STATED PROBLEM
Write out the material exactly, with the pictures left out.

SUPPLIED DATA
============================================================
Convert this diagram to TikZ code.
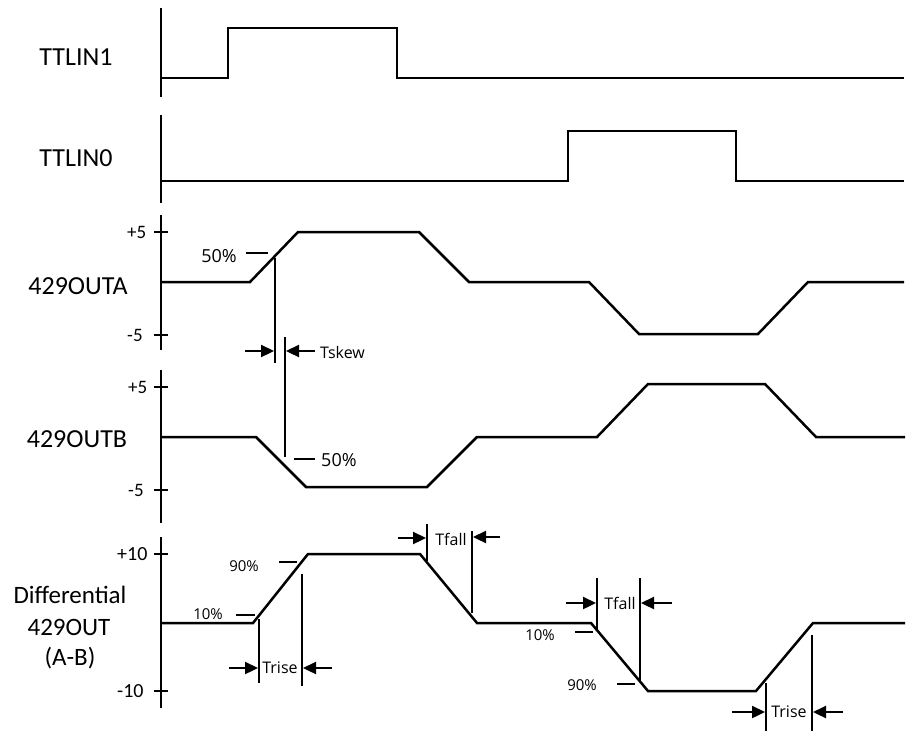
\documentclass[tikz,border=0pt]{standalone}
\usepackage{fontspec}
\setmainfont{Carlito}
\newfontfamily\osans{Open Sans}
\usetikzlibrary{arrows.meta}
\begin{document}
\begin{tikzpicture}[x=1pt,y=-1pt,
  sig/.style={line width=2.5pt, line join=miter},
  axis/.style={line width=2.6pt},
  dim/.style={line width=2.3pt},
  arr/.style={dim, -{Triangle[length=13pt,width=12pt]}},
  biglbl/.style={font=\fontsize{26}{31}\selectfont, inner sep=0pt, anchor=base},
  ticklbl/.style={font=\fontsize{19}{22}\selectfont, inner sep=0pt, anchor=west},
  pct/.style={font=\osans\fontsize{15}{18}\selectfont, inner sep=0pt},
  halfpct/.style={font=\osans\fontsize{18}{21}\selectfont, inner sep=0pt},
  tlbl/.style={font=\osans\fontsize{16}{19}\selectfont, inner sep=0pt}]
\useasboundingbox (0,0) rectangle (907,731);

% ---------- labels ----------
\node[biglbl] (l1) at (76,65) {TTLIN1};
\node[biglbl] (l0) at (76,166) {TTLIN0};
\node[biglbl] (la) at (78,294) {429OUTA};
\node[biglbl] (lb) at (77,447) {429OUTB};
\node[biglbl,font=\fontsize{25}{31}\selectfont] (ld1) at (70,603) {Differential};
\node[biglbl,font=\fontsize{25}{31}\selectfont] (ld2) at (69,635) {429OUT};
\node[biglbl,font=\fontsize{25}{31}\selectfont] (ld3) at (70,665) {(A-B)};

% ---------- axes ----------
\draw[axis] (161,8) -- (161,97);
\draw[axis] (161,115) -- (161,203);
\draw[axis] (161,215) -- (161,350);
\draw[axis] (161,370) -- (161,523);
\draw[axis] (161,537) -- (161,708);
% ticks
\draw[axis] (154,232) -- (168,232);
\draw[axis] (154,335) -- (168,335);
\draw[axis] (154,387) -- (168,387);
\draw[axis] (154,490) -- (168,490);
\draw[axis] (154,554) -- (168,554);
\draw[axis] (154,691) -- (168,691);
\node[ticklbl] (ta1) at (127,232) {+5};
\node[ticklbl] (ta2) at (127,335) {-5};
\node[ticklbl] (tb1) at (128,387) {+5};
\node[ticklbl] (tb2) at (128,490) {-5};
\node[ticklbl,font=\fontsize{20}{23}\selectfont] (td1) at (117,554) {+10};
\node[ticklbl,font=\fontsize{20}{23}\selectfont] (td2) at (117,691) {-10};

% ---------- signals ----------
\draw[sig] (161,78) -- (228,78) -- (228,28) -- (397,28) -- (397,78) -- (904,78);
\draw[sig] (161,181) -- (568,181) -- (568,131) -- (736,131) -- (736,181) -- (904,181);
\draw[sig] (161,282) -- (250,282) -- (298,232) -- (419,232) -- (469,282) -- (589,282)
  -- (639,334) -- (758,334) -- (808,282) -- (904,282);
\draw[sig] (161,437) -- (256,437) -- (306,487) -- (427,487) -- (477,437) -- (597,437)
  -- (648,384) -- (765,384) -- (816,437) -- (905,437);
\draw[sig] (161,623) -- (253,623) -- (308,554) -- (420,554) -- (477,623) -- (591,623)
  -- (648,691) -- (756,691) -- (813,623) -- (905,623);

% ---------- Tskew ----------
\draw[dim] (246,253) -- (268,253);
\node[halfpct,anchor=east] (pa) at (237,256) {50\%};
\draw[dim] (294,459) -- (315,459);
\node[halfpct,anchor=west] (pb) at (321,460) {50\%};
\draw[dim] (275,258) -- (275,363);
\draw[dim] (285,337) -- (285,457);
\coordinate (sk1) at (245,351);
\coordinate (sk2) at (315,351);
\draw[arr] (sk1) -- (274,351);
\draw[arr] (sk2) -- (286,351);
\node[tlbl,anchor=west] (tsk) at (320,352) {Tskew};

% ---------- first rise ----------
\draw[dim] (236,615) -- (255,615);
\draw[dim] (279,562) -- (297,562);
\node[pct] (p10a) at (208,614) {10\%};
\node[pct] (p90a) at (244,566) {90\%};
\draw[dim] (259,619) -- (259,683);
\draw[dim] (302,574) -- (302,686);
\draw[arr] (229,668) -- (258,668);
\draw[arr] (332,668) -- (303,668);
\node[tlbl] (tr1) at (280,668) {Trise};

% ---------- first fall ----------
\draw[dim] (427,524) -- (427,561);
\draw[dim] (472,531) -- (472,613);
\draw[arr] (398,538) -- (426,538);
\draw[arr] (500,537) -- (473,537);
\node[tlbl] (tf1) at (451,539) {Tfall};

% ---------- second fall ----------
\draw[dim] (575,632) -- (593,632);
\draw[dim] (617,684) -- (635,684);
\node[pct] (p10b) at (540,635) {10\%};
\node[pct] (p90b) at (582,685) {90\%};
\draw[dim] (597,578) -- (597,629);
\draw[dim] (640,578) -- (640,682);
\draw[arr] (566,603) -- (596,603);
\draw[arr] (672,603) -- (641,603);
\node[tlbl] (tf2) at (620,603) {Tfall};

% ---------- second rise ----------
\draw[dim] (766,683) -- (766,731);
\draw[dim] (812,635) -- (812,731);
\draw[arr] (732,712) -- (765,712);
\draw[arr] (843,712) -- (813,712);
\node[tlbl] (tr2) at (789,712) {Trise};
\end{tikzpicture}
\end{document}
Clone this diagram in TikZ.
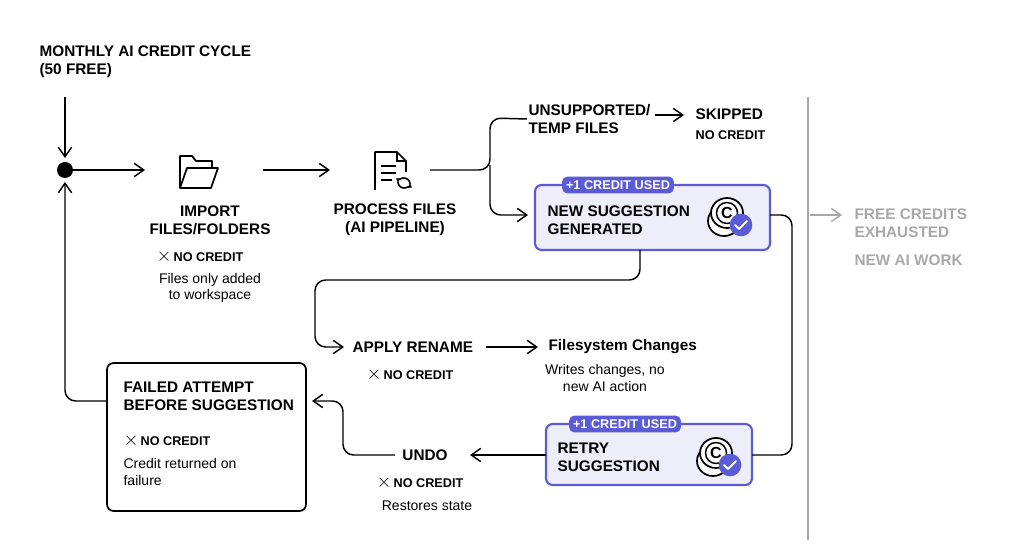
============================================================
TASK RESPONSE
Convert this diagram to TikZ code.
\documentclass[tikz,border=0pt]{standalone}
\usepackage{fontspec}
\setmainfont{Carlito}
\newfontfamily\osans{Open Sans}
\usetikzlibrary{arrows.meta}
\begin{document}
\begin{tikzpicture}[x=1pt,y=-1pt,
  sig/.style={line width=2.5pt, line join=miter},
  axis/.style={line width=2.6pt},
  dim/.style={line width=2.3pt},
  arr/.style={dim, -{Triangle[length=13pt,width=12pt]}},
  biglbl/.style={font=\fontsize{26}{31}\selectfont, inner sep=0pt, anchor=base},
  ticklbl/.style={font=\fontsize{19}{22}\selectfont, inner sep=0pt, anchor=west},
  pct/.style={font=\osans\fontsize{15}{18}\selectfont, inner sep=0pt},
  halfpct/.style={font=\osans\fontsize{18}{21}\selectfont, inner sep=0pt},
  tlbl/.style={font=\osans\fontsize{16}{19}\selectfont, inner sep=0pt}]
\useasboundingbox (0,0) rectangle (907,731);

% ---------- labels ----------
\node[biglbl] (l1) at (76,65) {TTLIN1};
\node[biglbl] (l0) at (76,166) {TTLIN0};
\node[biglbl] (la) at (78,294) {429OUTA};
\node[biglbl] (lb) at (77,447) {429OUTB};
\node[biglbl,font=\fontsize{25}{31}\selectfont] (ld1) at (70,603) {Differential};
\node[biglbl,font=\fontsize{25}{31}\selectfont] (ld2) at (69,635) {429OUT};
\node[biglbl,font=\fontsize{25}{31}\selectfont] (ld3) at (70,665) {(A-B)};

% ---------- axes ----------
\draw[axis] (161,8) -- (161,97);
\draw[axis] (161,115) -- (161,203);
\draw[axis] (161,215) -- (161,350);
\draw[axis] (161,370) -- (161,523);
\draw[axis] (161,537) -- (161,708);
% ticks
\draw[axis] (154,232) -- (168,232);
\draw[axis] (154,335) -- (168,335);
\draw[axis] (154,387) -- (168,387);
\draw[axis] (154,490) -- (168,490);
\draw[axis] (154,554) -- (168,554);
\draw[axis] (154,691) -- (168,691);
\node[ticklbl] (ta1) at (127,232) {+5};
\node[ticklbl] (ta2) at (127,335) {-5};
\node[ticklbl] (tb1) at (128,387) {+5};
\node[ticklbl] (tb2) at (128,490) {-5};
\node[ticklbl,font=\fontsize{20}{23}\selectfont] (td1) at (117,554) {+10};
\node[ticklbl,font=\fontsize{20}{23}\selectfont] (td2) at (117,691) {-10};

% ---------- signals ----------
\draw[sig] (161,78) -- (228,78) -- (228,28) -- (397,28) -- (397,78) -- (904,78);
\draw[sig] (161,181) -- (568,181) -- (568,131) -- (736,131) -- (736,181) -- (904,181);
\draw[sig] (161,282) -- (250,282) -- (298,232) -- (419,232) -- (469,282) -- (589,282)
  -- (639,334) -- (758,334) -- (808,282) -- (904,282);
\draw[sig] (161,437) -- (256,437) -- (306,487) -- (427,487) -- (477,437) -- (597,437)
  -- (648,384) -- (765,384) -- (816,437) -- (905,437);
\draw[sig] (161,623) -- (253,623) -- (308,554) -- (420,554) -- (477,623) -- (591,623)
  -- (648,691) -- (756,691) -- (813,623) -- (905,623);

% ---------- Tskew ----------
\draw[dim] (246,253) -- (268,253);
\node[halfpct,anchor=east] (pa) at (237,256) {50\%};
\draw[dim] (294,459) -- (315,459);
\node[halfpct,anchor=west] (pb) at (321,460) {50\%};
\draw[dim] (275,258) -- (275,363);
\draw[dim] (285,337) -- (285,457);
\coordinate (sk1) at (245,351);
\coordinate (sk2) at (315,351);
\draw[arr] (sk1) -- (274,351);
\draw[arr] (sk2) -- (286,351);
\node[tlbl,anchor=west] (tsk) at (320,352) {Tskew};

% ---------- first rise ----------
\draw[dim] (236,615) -- (255,615);
\draw[dim] (279,562) -- (297,562);
\node[pct] (p10a) at (208,614) {10\%};
\node[pct] (p90a) at (244,566) {90\%};
\draw[dim] (259,619) -- (259,683);
\draw[dim] (302,574) -- (302,686);
\draw[arr] (229,668) -- (258,668);
\draw[arr] (332,668) -- (303,668);
\node[tlbl] (tr1) at (280,668) {Trise};

% ---------- first fall ----------
\draw[dim] (427,524) -- (427,561);
\draw[dim] (472,531) -- (472,613);
\draw[arr] (398,538) -- (426,538);
\draw[arr] (500,537) -- (473,537);
\node[tlbl] (tf1) at (451,539) {Tfall};

% ---------- second fall ----------
\draw[dim] (575,632) -- (593,632);
\draw[dim] (617,684) -- (635,684);
\node[pct] (p10b) at (540,635) {10\%};
\node[pct] (p90b) at (582,685) {90\%};
\draw[dim] (597,578) -- (597,629);
\draw[dim] (640,578) -- (640,682);
\draw[arr] (566,603) -- (596,603);
\draw[arr] (672,603) -- (641,603);
\node[tlbl] (tf2) at (620,603) {Tfall};

% ---------- second rise ----------
\draw[dim] (766,683) -- (766,731);
\draw[dim] (812,635) -- (812,731);
\draw[arr] (732,712) -- (765,712);
\draw[arr] (843,712) -- (813,712);
\node[tlbl] (tr2) at (789,712) {Trise};
\end{tikzpicture}
\end{document}
Clone this diagram in TikZ.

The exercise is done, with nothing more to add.